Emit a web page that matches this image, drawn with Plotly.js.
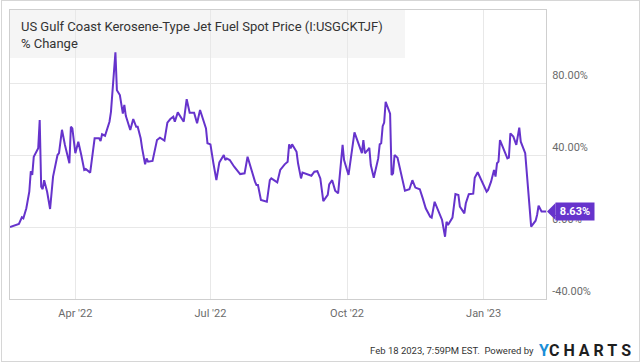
<!DOCTYPE html>
<html>
<head>
<meta charset="utf-8">
<script src="https://cdn.plot.ly/plotly-3.0.1.min.js"></script>
<style>
  html, body { margin: 0; padding: 0; background: #fff; }
  #wrap { position: relative; width: 640px; height: 362px; }
  #chart { width: 640px; height: 362px; }
  #frame { position: absolute; left: 1px; top: 0px; width: 637px; height: 360px; border: 1px solid #d6d6d6; pointer-events: none; }
</style>
</head>
<body>
<div id="wrap"><div id="chart"></div><div id="frame"></div></div>
<script>
const titleText = "US Gulf Coast Kerosene-Type Jet Fuel Spot Price (I:USGCKTJF)";
const subtitleText = "% Change";
const footerText = "Feb 18 2023, 7:59PM EST.  Powered by";

const dates = [
  '2022-02-16','2022-02-22','2022-02-24','2022-02-25','2022-02-27','2022-03-01','2022-03-02','2022-03-03','2022-03-04','2022-03-07',
  '2022-03-08','2022-03-09','2022-03-10','2022-03-11','2022-03-13','2022-03-15','2022-03-17','2022-03-20','2022-03-21','2022-03-23',
  '2022-03-25','2022-03-28','2022-03-29','2022-03-30','2022-04-01','2022-04-03','2022-04-05','2022-04-07','2022-04-08','2022-04-11',
  '2022-04-14','2022-04-17','2022-04-18','2022-04-19','2022-04-21','2022-04-24','2022-04-25','2022-04-28','2022-04-29','2022-05-01',
  '2022-05-03','2022-05-04','2022-05-05','2022-05-06','2022-05-08','2022-05-10','2022-05-12','2022-05-13','2022-05-15','2022-05-16',
  '2022-05-18','2022-05-19','2022-05-20','2022-05-23','2022-05-26','2022-05-28','2022-05-31','2022-06-02','2022-06-04','2022-06-06',
  '2022-06-07','2022-06-09','2022-06-13','2022-06-15','2022-06-17','2022-06-20','2022-06-22','2022-06-24','2022-06-26','2022-06-28',
  '2022-06-29','2022-07-01','2022-07-03','2022-07-05','2022-07-07','2022-07-10','2022-07-11','2022-07-12','2022-07-14','2022-07-17',
  '2022-07-21','2022-07-24','2022-07-26','2022-07-29','2022-07-31','2022-08-01','2022-08-02','2022-08-04','2022-08-08','2022-08-10',
  '2022-08-11','2022-08-15','2022-08-17','2022-08-20','2022-08-22','2022-08-23','2022-08-24','2022-08-25','2022-08-28','2022-08-29',
  '2022-08-31','2022-09-01','2022-09-05','2022-09-07','2022-09-09','2022-09-11','2022-09-13','2022-09-15','2022-09-18','2022-09-19',
  '2022-09-21','2022-09-23','2022-09-25','2022-09-28','2022-09-29','2022-10-02','2022-10-06','2022-10-09','2022-10-11','2022-10-12',
  '2022-10-13','2022-10-15','2022-10-16','2022-10-17','2022-10-19','2022-10-22','2022-10-23','2022-10-24','2022-10-25','2022-10-26',
  '2022-10-27','2022-10-30','2022-10-31','2022-11-01','2022-11-02','2022-11-04','2022-11-06','2022-11-09','2022-11-12','2022-11-14',
  '2022-11-16','2022-11-19','2022-11-21','2022-11-23','2022-11-26','2022-11-27','2022-11-29','2022-12-02','2022-12-04','2022-12-06',
  '2022-12-07','2022-12-08','2022-12-11','2022-12-13','2022-12-15','2022-12-16','2022-12-19','2022-12-20','2022-12-22','2022-12-25',
  '2022-12-26','2022-12-28','2022-12-30','2023-01-03','2023-01-04','2023-01-06','2023-01-08','2023-01-09','2023-01-10','2023-01-11',
  '2023-01-12','2023-01-15','2023-01-17','2023-01-18','2023-01-19','2023-01-21','2023-01-23','2023-01-25','2023-01-26','2023-01-29',
  '2023-01-31','2023-02-02','2023-02-05','2023-02-06','2023-02-07','2023-02-09','2023-02-12'
];

const pctChange = [
  0, 1.7, 5.4, 4.8, 10.4, 19.6, 31, 29, 39, 43.7,
  59.4, 22.4, 21, 26, 19.6, 10, 28, 40, 41, 54,
  45.6, 35.4, 55.7, 54.8, 41, 47.4, 40, 31.7, 32.2, 30.2,
  49.3, 49.3, 47.8, 51.5, 50.7, 58.5, 64, 97, 76, 73.3,
  63, 67.8, 61.8, 59.4, 53.9, 60, 55.7, 55.7, 49.3, 43.7,
  34.8, 38.1, 36.3, 36.7, 48.3, 49.6, 48, 58, 60, 61.3,
  58.5, 63.7, 58.5, 71, 63.5, 63.5, 57.6, 65, 60.4, 54.8,
  46.5, 45.9, 35.4, 26, 35.9, 40, 37.2, 38.1, 37.2, 33.5,
  29.4, 29.8, 39, 29.8, 25.2, 23.3, 23.3, 15, 14, 26,
  27, 24.8, 31.7, 34.8, 36.3, 45.9, 43.7, 45.9, 41.8, 35.4,
  27, 30.2, 28.9, 28.5, 30.7, 31, 27, 14.4, 17.8, 23.7,
  26, 20.2, 18.7, 45.6, 37.2, 28.9, 52.6, 45.6, 41, 48.3,
  41, 42.8, 44, 34.4, 27.4, 38.1, 45.9, 46.5, 56, 58,
  69.6, 63, 28.9, 29.8, 40, 38.5, 31.7, 20.2, 21, 26,
  21.9, 21, 15.9, 10.4, 5.7, 5.2, 14, 8.5, 3.9, -5.4,
  2.9, 1.1, 5.2, 18.3, 17.8, 11.3, 7.6, 13.2, 18.2, 18.5,
  27.4, 30.4, 27, 19.6, 20.6, 25.2, 31.7, 28, 35.4, 36.3,
  48.3, 41.8, 38.1, 38.5, 52, 50.2, 45.6, 55.2, 47.4, 41,
  21.5, 0.2, 3.5, 6.7, 11.8, 8.63, 8.63
];

const xTickVals = ['2022-04-01', '2022-07-01', '2022-10-01', '2023-01-01'];
const xTickText = ["Apr '22", "Jul '22", "Oct '22", "Jan '23"];
const yTickVals = [-40, 0, 40, 80];
const yTickText = ['-40.00%', '0.00%', '40.00%', '80.00%'];

const purple = '#6633cc';
const yMin = -40, yMax = 120.56;
const lastDate = dates[dates.length - 1];
const lastVal = pctChange[pctChange.length - 1];

const trace = {
  type: 'scatter', mode: 'lines', x: dates, y: pctChange,
  line: { color: purple, width: 2 }, hoverinfo: 'skip'
};

const tickFont = { family: 'Roboto, sans-serif', size: 11, color: '#6b6b6b' };

const layout = {
  width: 640, height: 362,
  margin: { l: 10, r: 94, t: 10, b: 63, pad: 0 },
  paper_bgcolor: '#ffffff', plot_bgcolor: '#ffffff',
  showlegend: false,
  xaxis: {
    type: 'date', range: ['2022-02-16', '2023-02-12'],
    tickmode: 'array', tickvals: xTickVals, ticktext: xTickText,
    showgrid: true, gridcolor: '#e8e8e8', gridwidth: 1,
    showline: true, mirror: true, linecolor: '#cfcfcf', linewidth: 1,
    ticks: '', zeroline: false, tickfont: tickFont, ticklabelstandoff: 4, fixedrange: true
  },
  yaxis: {
    side: 'right', range: [yMin, yMax],
    tickmode: 'array', tickvals: yTickVals, ticktext: yTickText,
    showgrid: true, gridcolor: '#e8e8e8', gridwidth: 1,
    showline: true, mirror: true, linecolor: '#cfcfcf', linewidth: 1,
    ticks: '', zeroline: false, tickfont: tickFont,
    ticklabelposition: 'outside top', ticklabelstandoff: 3, fixedrange: true
  },
  shapes: [
    { type: 'rect', xref: 'paper', yref: 'paper', x0: 0, x1: 0.737, y0: 0.834, y1: 1,
      fillcolor: '#f5f5f5', line: { width: 0 }, layer: 'below' },
    { type: 'path', xref: 'paper', yref: 'paper', xsizemode: 'pixel', ysizemode: 'pixel',
      xanchor: 1, yanchor: (lastVal - yMin) / (yMax - yMin),
      path: 'M1,0 L9.5,8.5 L9.5,-8.5 Z', fillcolor: purple, line: { width: 0 }, layer: 'above' }
  ],
  annotations: [
    { xref: 'paper', yref: 'paper', x: 0.0168, y: 1, xanchor: 'left', yanchor: 'top', yshift: -7,
      align: 'left', showarrow: false, text: titleText + '<br>' + subtitleText,
      font: { family: 'Roboto, sans-serif', size: 13, color: '#333333' } },
    { xref: 'paper', yref: 'paper', x: 0.981, y: -0.1765, xanchor: 'right', yanchor: 'middle',
      showarrow: false, text: footerText,
      font: { family: 'Roboto, sans-serif', size: 9.5, color: '#333333' } },
    { xref: 'paper', yref: 'paper', x: 0.984, y: -0.1765, xanchor: 'left', yanchor: 'middle',
      showarrow: false,
      text: '<span style="color:#1a8fd8">Y</span><span style="letter-spacing:4px">CHARTS</span>',
      font: { family: 'Roboto, sans-serif', size: 16, color: '#1e1e1e', weight: 'bold' } },
    { xref: 'x', yref: 'y', x: lastDate, y: lastVal, xanchor: 'left', yanchor: 'middle', xshift: 9,
      showarrow: false, text: lastVal.toFixed(2) + '%', bgcolor: purple, width: 38, height: 17,
      borderpad: 0, font: { family: 'Roboto, sans-serif', size: 11, color: '#ffffff', weight: 'bold' } }
  ]
};

Plotly.newPlot('chart', [trace], layout, { displayModeBar: false, staticPlot: true });
</script>
</body>
</html>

REQUIRED TASK.
Restate each line from the start of the listing through the line bearing "18 2023, 7:59PM" word for word. Drop the pictures.

IN RESPONSE.
Emit a web page that matches this image, drawn with Plotly.js.
<!DOCTYPE html>
<html>
<head>
<meta charset="utf-8">
<script src="https://cdn.plot.ly/plotly-3.0.1.min.js"></script>
<style>
  html, body { margin: 0; padding: 0; background: #fff; }
  #wrap { position: relative; width: 640px; height: 362px; }
  #chart { width: 640px; height: 362px; }
  #frame { position: absolute; left: 1px; top: 0px; width: 637px; height: 360px; border: 1px solid #d6d6d6; pointer-events: none; }
</style>
</head>
<body>
<div id="wrap"><div id="chart"></div><div id="frame"></div></div>
<script>
const titleText = "US Gulf Coast Kerosene-Type Jet Fuel Spot Price (I:USGCKTJF)";
const subtitleText = "% Change";
const footerText = "Feb 18 2023, 7:59PM EST.  Powered by";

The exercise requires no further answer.